:: DATASET EXTRACT ::

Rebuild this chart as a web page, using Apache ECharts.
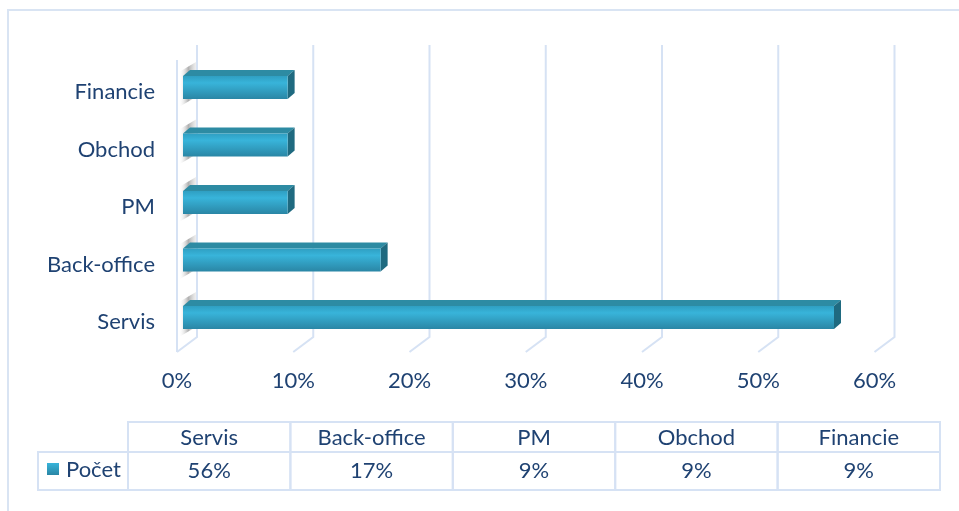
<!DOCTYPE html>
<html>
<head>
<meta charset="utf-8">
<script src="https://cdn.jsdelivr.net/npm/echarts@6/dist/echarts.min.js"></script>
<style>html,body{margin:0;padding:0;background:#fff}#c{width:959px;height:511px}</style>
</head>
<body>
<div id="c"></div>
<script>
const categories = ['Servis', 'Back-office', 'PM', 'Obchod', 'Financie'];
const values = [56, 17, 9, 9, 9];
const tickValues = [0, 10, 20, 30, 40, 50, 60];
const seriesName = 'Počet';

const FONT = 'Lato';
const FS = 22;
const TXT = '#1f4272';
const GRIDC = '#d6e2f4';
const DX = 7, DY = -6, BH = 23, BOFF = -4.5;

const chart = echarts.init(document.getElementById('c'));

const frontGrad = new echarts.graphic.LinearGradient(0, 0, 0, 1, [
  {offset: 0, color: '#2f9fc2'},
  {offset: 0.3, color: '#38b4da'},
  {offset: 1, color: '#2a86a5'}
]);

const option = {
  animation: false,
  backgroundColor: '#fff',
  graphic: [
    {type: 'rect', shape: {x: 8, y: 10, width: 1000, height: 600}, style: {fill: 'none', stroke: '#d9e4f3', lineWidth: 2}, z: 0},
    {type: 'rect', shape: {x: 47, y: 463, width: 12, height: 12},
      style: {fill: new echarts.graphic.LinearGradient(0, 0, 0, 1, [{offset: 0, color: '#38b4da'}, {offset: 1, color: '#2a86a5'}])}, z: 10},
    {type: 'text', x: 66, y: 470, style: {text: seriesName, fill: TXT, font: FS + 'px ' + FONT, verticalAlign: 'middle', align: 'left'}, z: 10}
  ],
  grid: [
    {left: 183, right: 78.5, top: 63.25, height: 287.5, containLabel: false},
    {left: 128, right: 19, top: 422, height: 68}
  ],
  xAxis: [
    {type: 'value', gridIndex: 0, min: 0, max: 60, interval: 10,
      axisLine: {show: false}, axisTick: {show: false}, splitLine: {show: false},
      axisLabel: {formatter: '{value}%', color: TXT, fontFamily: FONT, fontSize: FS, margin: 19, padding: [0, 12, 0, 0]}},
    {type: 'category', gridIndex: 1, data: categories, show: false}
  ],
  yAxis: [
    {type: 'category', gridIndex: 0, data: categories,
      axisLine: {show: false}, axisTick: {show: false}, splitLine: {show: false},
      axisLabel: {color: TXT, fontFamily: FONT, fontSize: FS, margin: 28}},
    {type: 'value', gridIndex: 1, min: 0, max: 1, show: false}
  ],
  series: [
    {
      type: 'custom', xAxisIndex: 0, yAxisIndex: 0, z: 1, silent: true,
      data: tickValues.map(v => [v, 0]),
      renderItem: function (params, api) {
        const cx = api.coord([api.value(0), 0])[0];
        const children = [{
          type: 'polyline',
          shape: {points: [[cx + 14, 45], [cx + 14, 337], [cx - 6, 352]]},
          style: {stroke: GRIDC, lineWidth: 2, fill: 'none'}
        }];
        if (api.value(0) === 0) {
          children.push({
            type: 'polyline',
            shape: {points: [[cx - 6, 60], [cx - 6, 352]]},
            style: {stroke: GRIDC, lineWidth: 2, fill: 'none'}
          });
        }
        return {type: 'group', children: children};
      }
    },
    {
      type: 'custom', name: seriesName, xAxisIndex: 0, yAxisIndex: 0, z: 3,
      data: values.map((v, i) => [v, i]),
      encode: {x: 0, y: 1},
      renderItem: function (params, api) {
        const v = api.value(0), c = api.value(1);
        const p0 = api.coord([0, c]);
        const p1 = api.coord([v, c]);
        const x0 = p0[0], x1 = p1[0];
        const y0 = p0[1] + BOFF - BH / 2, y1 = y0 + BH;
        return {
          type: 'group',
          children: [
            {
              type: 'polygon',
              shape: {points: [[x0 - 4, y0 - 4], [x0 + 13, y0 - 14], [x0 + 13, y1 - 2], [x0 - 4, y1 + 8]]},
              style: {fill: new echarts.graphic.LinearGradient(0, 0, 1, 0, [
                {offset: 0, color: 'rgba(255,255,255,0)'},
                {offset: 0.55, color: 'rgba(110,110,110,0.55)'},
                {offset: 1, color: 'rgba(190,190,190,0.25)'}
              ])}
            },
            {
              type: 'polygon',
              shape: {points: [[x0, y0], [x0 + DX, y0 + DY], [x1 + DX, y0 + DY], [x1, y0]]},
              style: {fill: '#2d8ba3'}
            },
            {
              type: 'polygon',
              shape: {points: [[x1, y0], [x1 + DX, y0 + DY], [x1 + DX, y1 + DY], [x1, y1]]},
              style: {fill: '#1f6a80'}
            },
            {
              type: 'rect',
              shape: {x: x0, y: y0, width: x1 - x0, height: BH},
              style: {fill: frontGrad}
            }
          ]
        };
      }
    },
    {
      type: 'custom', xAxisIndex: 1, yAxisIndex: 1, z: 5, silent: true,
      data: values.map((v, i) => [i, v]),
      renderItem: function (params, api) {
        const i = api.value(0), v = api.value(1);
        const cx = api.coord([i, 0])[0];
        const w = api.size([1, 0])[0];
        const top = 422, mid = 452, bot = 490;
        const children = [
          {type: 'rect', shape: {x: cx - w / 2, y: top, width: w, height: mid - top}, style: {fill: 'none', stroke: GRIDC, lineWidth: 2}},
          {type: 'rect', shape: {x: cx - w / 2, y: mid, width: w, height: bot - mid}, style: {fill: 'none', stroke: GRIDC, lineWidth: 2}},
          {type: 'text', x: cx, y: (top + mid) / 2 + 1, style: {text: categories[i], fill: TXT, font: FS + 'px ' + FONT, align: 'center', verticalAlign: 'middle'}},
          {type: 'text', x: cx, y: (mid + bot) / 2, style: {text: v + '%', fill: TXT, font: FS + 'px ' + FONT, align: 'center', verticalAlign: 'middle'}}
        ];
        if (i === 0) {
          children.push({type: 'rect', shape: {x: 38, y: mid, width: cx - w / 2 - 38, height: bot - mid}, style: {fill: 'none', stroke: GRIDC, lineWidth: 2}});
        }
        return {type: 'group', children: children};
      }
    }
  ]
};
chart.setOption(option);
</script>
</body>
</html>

:::
:: DATASET EXTRACT ::

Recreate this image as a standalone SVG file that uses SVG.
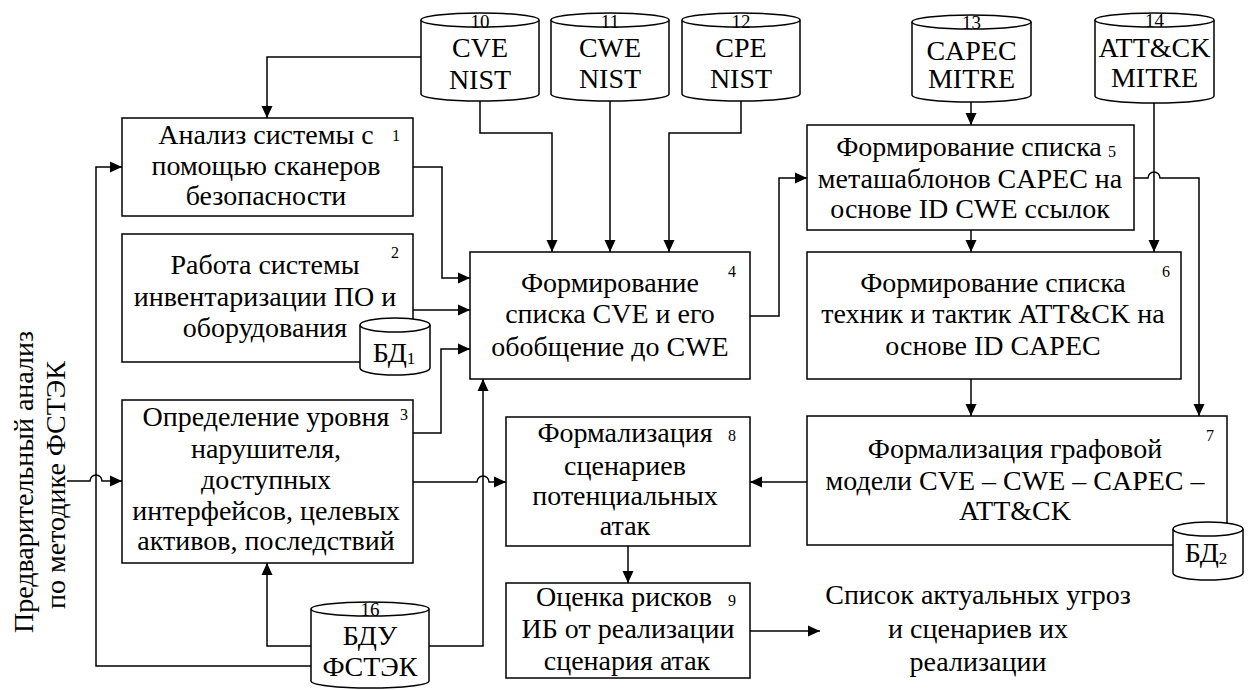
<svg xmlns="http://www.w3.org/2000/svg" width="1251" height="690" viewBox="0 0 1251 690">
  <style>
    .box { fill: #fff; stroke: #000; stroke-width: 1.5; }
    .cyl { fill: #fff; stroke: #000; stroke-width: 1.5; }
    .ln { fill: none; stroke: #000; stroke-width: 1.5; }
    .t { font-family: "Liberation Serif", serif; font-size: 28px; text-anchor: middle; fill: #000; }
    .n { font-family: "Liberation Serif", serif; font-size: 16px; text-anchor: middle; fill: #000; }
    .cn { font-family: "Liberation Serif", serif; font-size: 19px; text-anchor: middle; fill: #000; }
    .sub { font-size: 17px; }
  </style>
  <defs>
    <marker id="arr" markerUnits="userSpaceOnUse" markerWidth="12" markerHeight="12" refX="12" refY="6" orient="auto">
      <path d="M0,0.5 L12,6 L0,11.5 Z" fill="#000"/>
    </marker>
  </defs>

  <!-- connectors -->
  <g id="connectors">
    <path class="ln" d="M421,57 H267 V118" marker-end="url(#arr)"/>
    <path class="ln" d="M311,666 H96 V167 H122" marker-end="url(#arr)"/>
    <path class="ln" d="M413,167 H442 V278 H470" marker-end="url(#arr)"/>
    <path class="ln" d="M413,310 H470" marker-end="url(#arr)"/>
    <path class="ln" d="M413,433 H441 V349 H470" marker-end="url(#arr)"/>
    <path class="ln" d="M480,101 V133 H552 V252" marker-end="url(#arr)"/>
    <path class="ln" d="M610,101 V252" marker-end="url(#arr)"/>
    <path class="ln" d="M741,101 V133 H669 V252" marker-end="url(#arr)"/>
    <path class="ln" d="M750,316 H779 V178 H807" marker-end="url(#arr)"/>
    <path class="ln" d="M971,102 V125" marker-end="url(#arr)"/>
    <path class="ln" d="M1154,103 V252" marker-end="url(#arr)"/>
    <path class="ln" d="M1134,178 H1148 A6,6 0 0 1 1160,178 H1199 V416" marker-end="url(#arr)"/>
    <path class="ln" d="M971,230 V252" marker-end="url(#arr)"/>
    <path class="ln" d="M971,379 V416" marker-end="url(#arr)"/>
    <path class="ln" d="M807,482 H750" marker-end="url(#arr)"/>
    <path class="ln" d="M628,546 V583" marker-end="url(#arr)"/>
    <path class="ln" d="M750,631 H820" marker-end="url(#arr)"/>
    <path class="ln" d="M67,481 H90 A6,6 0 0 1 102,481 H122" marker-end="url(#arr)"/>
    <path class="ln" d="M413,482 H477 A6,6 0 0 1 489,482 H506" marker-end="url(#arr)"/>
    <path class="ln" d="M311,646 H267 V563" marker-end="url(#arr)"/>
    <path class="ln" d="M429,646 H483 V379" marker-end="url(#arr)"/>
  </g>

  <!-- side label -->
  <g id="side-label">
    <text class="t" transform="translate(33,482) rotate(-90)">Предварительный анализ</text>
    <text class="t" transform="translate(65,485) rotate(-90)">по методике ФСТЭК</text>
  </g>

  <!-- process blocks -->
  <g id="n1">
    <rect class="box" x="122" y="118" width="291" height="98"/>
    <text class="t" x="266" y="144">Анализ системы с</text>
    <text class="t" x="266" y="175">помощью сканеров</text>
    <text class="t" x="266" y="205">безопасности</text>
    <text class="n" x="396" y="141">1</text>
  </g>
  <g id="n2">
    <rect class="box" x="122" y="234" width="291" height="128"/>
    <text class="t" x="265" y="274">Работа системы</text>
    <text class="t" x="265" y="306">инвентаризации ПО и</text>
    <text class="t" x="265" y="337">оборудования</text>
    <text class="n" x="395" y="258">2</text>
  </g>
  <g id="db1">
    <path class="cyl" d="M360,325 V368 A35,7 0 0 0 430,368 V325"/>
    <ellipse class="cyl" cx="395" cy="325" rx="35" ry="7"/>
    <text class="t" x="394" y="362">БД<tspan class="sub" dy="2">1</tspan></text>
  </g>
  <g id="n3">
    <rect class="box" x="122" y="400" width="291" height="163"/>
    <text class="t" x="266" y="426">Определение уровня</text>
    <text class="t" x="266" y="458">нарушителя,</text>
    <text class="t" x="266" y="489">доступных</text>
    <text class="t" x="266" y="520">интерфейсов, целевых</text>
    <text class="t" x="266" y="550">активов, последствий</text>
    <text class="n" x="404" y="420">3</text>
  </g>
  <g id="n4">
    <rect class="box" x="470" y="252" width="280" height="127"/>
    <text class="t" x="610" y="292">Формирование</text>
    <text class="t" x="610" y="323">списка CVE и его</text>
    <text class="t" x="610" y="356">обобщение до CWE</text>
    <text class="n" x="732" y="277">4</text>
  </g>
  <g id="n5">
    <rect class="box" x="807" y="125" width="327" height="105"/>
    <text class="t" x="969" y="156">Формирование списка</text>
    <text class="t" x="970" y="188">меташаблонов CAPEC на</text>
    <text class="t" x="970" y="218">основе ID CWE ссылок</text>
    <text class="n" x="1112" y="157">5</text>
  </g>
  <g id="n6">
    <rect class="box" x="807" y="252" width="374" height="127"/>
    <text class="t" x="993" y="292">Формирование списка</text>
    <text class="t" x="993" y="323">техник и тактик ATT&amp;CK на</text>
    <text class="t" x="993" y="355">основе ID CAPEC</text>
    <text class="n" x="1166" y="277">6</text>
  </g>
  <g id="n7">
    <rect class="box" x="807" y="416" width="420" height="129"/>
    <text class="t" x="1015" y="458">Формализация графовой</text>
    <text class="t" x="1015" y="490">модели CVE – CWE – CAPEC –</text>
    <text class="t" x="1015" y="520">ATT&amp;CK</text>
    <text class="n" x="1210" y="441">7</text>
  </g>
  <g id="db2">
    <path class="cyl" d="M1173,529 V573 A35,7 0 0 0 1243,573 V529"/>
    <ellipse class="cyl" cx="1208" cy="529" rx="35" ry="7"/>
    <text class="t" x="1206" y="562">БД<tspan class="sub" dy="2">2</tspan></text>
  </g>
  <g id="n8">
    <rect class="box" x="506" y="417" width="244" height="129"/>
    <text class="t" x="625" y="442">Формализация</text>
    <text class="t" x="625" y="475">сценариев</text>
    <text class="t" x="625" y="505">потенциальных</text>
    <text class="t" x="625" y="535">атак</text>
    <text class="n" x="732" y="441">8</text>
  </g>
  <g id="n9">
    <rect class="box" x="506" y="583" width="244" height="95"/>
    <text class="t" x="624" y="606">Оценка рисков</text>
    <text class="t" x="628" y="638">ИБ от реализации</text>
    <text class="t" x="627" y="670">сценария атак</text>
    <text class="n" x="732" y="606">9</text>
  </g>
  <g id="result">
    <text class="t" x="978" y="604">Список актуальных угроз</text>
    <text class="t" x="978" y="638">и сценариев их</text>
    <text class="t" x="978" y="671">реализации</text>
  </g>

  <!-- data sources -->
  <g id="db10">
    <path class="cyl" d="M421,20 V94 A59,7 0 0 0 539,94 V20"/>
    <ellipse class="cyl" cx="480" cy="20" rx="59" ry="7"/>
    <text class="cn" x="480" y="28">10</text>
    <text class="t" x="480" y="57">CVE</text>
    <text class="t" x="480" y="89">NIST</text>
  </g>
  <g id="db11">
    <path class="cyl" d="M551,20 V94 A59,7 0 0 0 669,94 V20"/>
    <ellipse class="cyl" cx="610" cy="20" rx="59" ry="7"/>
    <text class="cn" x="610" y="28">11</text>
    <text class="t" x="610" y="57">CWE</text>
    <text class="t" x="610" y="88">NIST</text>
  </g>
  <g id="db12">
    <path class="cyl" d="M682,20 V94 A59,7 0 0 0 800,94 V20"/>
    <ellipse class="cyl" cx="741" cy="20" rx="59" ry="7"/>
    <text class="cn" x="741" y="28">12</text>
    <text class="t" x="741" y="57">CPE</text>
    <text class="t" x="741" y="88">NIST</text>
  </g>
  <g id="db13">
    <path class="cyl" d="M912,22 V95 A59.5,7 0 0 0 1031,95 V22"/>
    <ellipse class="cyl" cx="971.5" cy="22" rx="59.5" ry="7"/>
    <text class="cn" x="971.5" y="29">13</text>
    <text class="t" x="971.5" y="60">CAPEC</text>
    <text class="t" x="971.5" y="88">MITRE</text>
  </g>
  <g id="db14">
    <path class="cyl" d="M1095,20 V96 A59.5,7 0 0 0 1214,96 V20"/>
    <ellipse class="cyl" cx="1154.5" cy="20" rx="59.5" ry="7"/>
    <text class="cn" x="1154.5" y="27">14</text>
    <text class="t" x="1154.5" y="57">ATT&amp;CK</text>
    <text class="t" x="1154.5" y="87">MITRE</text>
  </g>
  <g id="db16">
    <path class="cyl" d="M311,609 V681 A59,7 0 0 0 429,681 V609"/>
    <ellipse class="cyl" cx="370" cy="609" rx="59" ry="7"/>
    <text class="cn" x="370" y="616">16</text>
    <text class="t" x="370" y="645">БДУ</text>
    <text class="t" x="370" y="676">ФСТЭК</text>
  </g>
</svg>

:::

**REQUIREMENTS**
Each line that contains the string "this" counts once; say how many there are and nothing else.

**ANSWER TO THE EXERCISE**
2